2. The means of depicting a pilgrim’s character in The Canterbury Tales by Chaucer.

 

Chaucer’s characters are types as well as individual characters; each of the individuals represents his/ her class, profession, age, gender or some sort of type, but at the same time each one of them is described with such personal details about facial features, build, dress, individual traits, likes and dislikes, and so on, in order to make us feel that he/she is a real individual human being of the time. (For instance, the Knight is a typical medieval crusader, faithful servant of the British royalty, a knight who loved chivalry, honesty, truth and courtesy, But at the same time, he has his own very individual qualities: he is “as meek as a maid,”) Chaucer has kept a balance between the positive and negative traits of each class and individual characters. Not all the civil servants are ideal like the knight; there is a tax-evading Reeve who was richer than his lords by means of fraud and fright! Thus he balances between the good and bad people in each class (nobility, clergy and laity), each gender, each profession, and so on.
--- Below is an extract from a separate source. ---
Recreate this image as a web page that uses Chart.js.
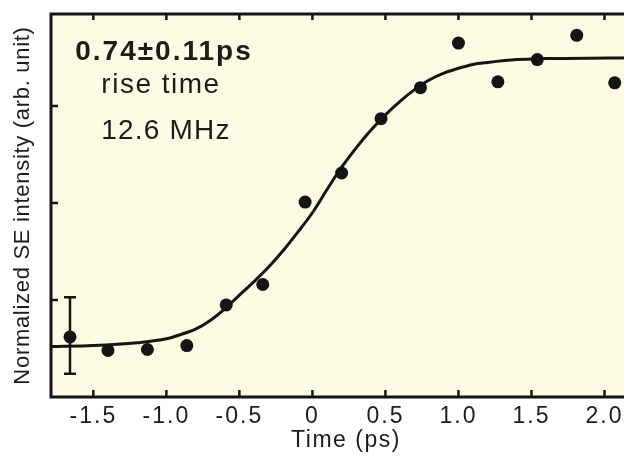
<!DOCTYPE html>
<html>
<head>
<meta charset="utf-8">
<script src="https://cdn.jsdelivr.net/npm/chart.js@4.4.1/dist/chart.umd.min.js"></script>
<style>
  html, body { margin: 0; padding: 0; background: #fff; overflow: hidden; }
  canvas { display: block; }
</style>
</head>
<body>
<canvas id="se-rise" width="650" height="456"></canvas>
<script>
// measured points: time (ps) vs normalized SE intensity (arb. unit)
const timePs = [-1.66, -1.40, -1.13, -0.86, -0.59, -0.34, -0.05, 0.20, 0.47, 0.74, 1.00, 1.27, 1.54, 1.81, 2.07];
const seIntensity = [0.62, 0.48, 0.49, 0.53, 0.95, 1.16, 2.01, 2.31, 2.87, 3.19, 3.65, 3.25, 3.48, 3.73, 3.24];

// error bar shown on the first point
const errTime = [-1.66];
const errLow = [0.24];
const errHigh = [1.03];

// fitted rise curve
const fitTime = [-1.79, -1.50, -1.20, -1.00, -0.90, -0.80, -0.70, -0.60, -0.50, -0.40, -0.30, -0.20, -0.10,
                 0.00, 0.10, 0.20, 0.30, 0.40, 0.50, 0.60, 0.70, 0.80, 0.90, 1.00, 1.10, 1.20, 1.40, 1.60, 2.25];
const fitIntensity = [0.52, 0.53, 0.56, 0.60, 0.645, 0.70, 0.79, 0.91, 1.05, 1.19, 1.34, 1.51, 1.70,
                      1.90, 2.14, 2.37, 2.57, 2.75, 2.91, 3.05, 3.17, 3.27, 3.34, 3.39, 3.43, 3.45, 3.48, 3.49, 3.50];

const xTickValues = [-1.5, -1.0, -0.5, 0, 0.5, 1.0, 1.5, 2.0];
const xTickLabels = ["-1.5", "-1.0", "-0.5", "0", "0.5", "1.0", "1.5", "2.0"];
const yTickValues = [1, 2, 3];
const noteLines = ["0.74\u00b10.11ps", "rise time", "12.6 MHz"];

const FONT = '"Liberation Sans", Arial, Helvetica, sans-serif';
Chart.defaults.font.family = FONT;
Chart.defaults.color = '#1c1c1c';

// the original lettering is widely tracked; wrap a scale's draw step with a letter spacing
function withSpacing(scale, method, spacing) {
    if (scale['_plain_' + method]) return;
    const orig = scale[method];
    scale['_plain_' + method] = orig;
    scale[method] = function() {
        const prev = this.ctx.letterSpacing;
        this.ctx.letterSpacing = spacing;
        orig.apply(this, arguments);
        this.ctx.letterSpacing = prev;
    };
}

const framePlugin = {
    id: 'frame',
    beforeDraw(chart) {
        const {ctx, chartArea: a} = chart;
        withSpacing(chart.scales.x, 'drawLabels', '2px');
        withSpacing(chart.scales.x, 'drawTitle', '1.5px');
        withSpacing(chart.scales.y, 'drawTitle', '0.7px');
        ctx.save();
        ctx.fillStyle = '#fdfbe3';
        ctx.fillRect(a.left, a.top, a.right - a.left, a.bottom - a.top);
        ctx.restore();
    },
    afterDatasetsDraw(chart) {
        const {ctx, chartArea: a} = chart;
        const x = chart.scales.x, y = chart.scales.y;
        ctx.save();
        ctx.strokeStyle = '#141414';
        ctx.lineWidth = 3;
        ctx.strokeRect(a.left, a.top, a.right - a.left, a.bottom - a.top);

        // inward ticks
        ctx.lineWidth = 2.5;
        ctx.beginPath();
        xTickValues.forEach(function(v) {
            const px = x.getPixelForValue(v);
            ctx.moveTo(px, a.bottom); ctx.lineTo(px, a.bottom - 7);
            ctx.moveTo(px, a.top); ctx.lineTo(px, a.top + 6);
        });
        yTickValues.forEach(function(v) {
            const py = y.getPixelForValue(v);
            ctx.moveTo(a.left, py); ctx.lineTo(a.left + 7, py);
        });
        ctx.stroke();

        // error bar
        ctx.beginPath();
        errTime.forEach(function(t, i) {
            const px = x.getPixelForValue(t);
            const top = y.getPixelForValue(errHigh[i]);
            const bot = y.getPixelForValue(errLow[i]);
            ctx.moveTo(px, top); ctx.lineTo(px, bot);
            ctx.moveTo(px - 6, top); ctx.lineTo(px + 6, top);
            ctx.moveTo(px - 6, bot); ctx.lineTo(px + 6, bot);
        });
        ctx.stroke();

        // annotation text
        ctx.fillStyle = '#1c1c1c';
        ctx.textAlign = 'center';
        ctx.textBaseline = 'alphabetic';
        ctx.letterSpacing = '2px';
        ctx.font = 'bold 28px ' + FONT;
        ctx.fillText(noteLines[0], a.left + 113, 60);
        ctx.font = '28px ' + FONT;
        ctx.letterSpacing = '1.5px';
        ctx.fillText(noteLines[1], a.left + 110, 93);
        ctx.letterSpacing = '1.2px';
        ctx.fillText(noteLines[2], a.left + 115, 139);
        ctx.restore();
    }
};

new Chart(document.getElementById('se-rise'), {
    type: 'scatter',
    data: {
        datasets: [
            {
                label: 'fit',
                data: fitTime.map(function(t, i) { return {x: t, y: fitIntensity[i]}; }),
                showLine: true,
                borderColor: '#141414',
                borderWidth: 3,
                pointRadius: 0,
                cubicInterpolationMode: 'monotone'
            },
            {
                label: 'SE',
                data: timePs.map(function(t, i) { return {x: t, y: seIntensity[i]}; }),
                backgroundColor: '#141414',
                borderColor: '#141414',
                pointRadius: 6.5,
                pointBorderWidth: 0
            }
        ]
    },
    options: {
        responsive: false,
        animation: false,
        layout: { padding: { left: 0, right: 9, top: 14, bottom: 0 } },
        plugins: {
            legend: { display: false },
            tooltip: { enabled: false }
        },
        scales: {
            x: {
                type: 'linear',
                min: -1.79,
                max: 2.25,
                grid: { display: false, drawTicks: false },
                border: { display: false },
                afterBuildTicks: function(scale) {
                    scale.ticks = xTickValues.map(function(v) { return {value: v}; });
                },
                afterFit: function(scale) { scale.height = 59; },
                ticks: {
                    padding: 6,
                    font: { size: 23 },
                    color: '#1c1c1c',
                    callback: function(value) { return xTickLabels[xTickValues.indexOf(value)]; }
                },
                title: {
                    display: true,
                    text: 'Time (ps)',
                    font: { size: 23 },
                    padding: { top: 0, bottom: 2 }
                }
            },
            y: {
                min: 0,
                max: 3.95,
                grid: { display: false, drawTicks: false },
                border: { display: false },
                ticks: { display: false },
                afterFit: function(scale) { scale.width = 51; },
                title: {
                    display: true,
                    text: 'Normalized SE intensity (arb. unit)',
                    font: { size: 22 },
                    padding: { top: 10, bottom: 0 }
                }
            }
        }
    },
    plugins: [framePlugin]
});
</script>
</body>
</html>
The narrator notices features as specific as the color of a woman’s lips, the mole on the nose-tip about a man, the red face and rolling red eyes of a monk. But he also mentions features as general as the craze for aristocratic etiquette of a nun, the love roasted swan in the monk, the golden thumb of the miller. This variety and natural shift in the inclusion of the details also reinforces the impression of reality in the characterization. Chaucer barely holds the mirror up to the society of his time. He has included all the three estates, the nobility, the clergy and the commoners. Unlike the other writers who were lost in dreams and allegories, Chaucer has presented real life and people with their activities. From their descriptions, we understand the social and economic as well as the religious and moral aspects of the society of fourteenth century England.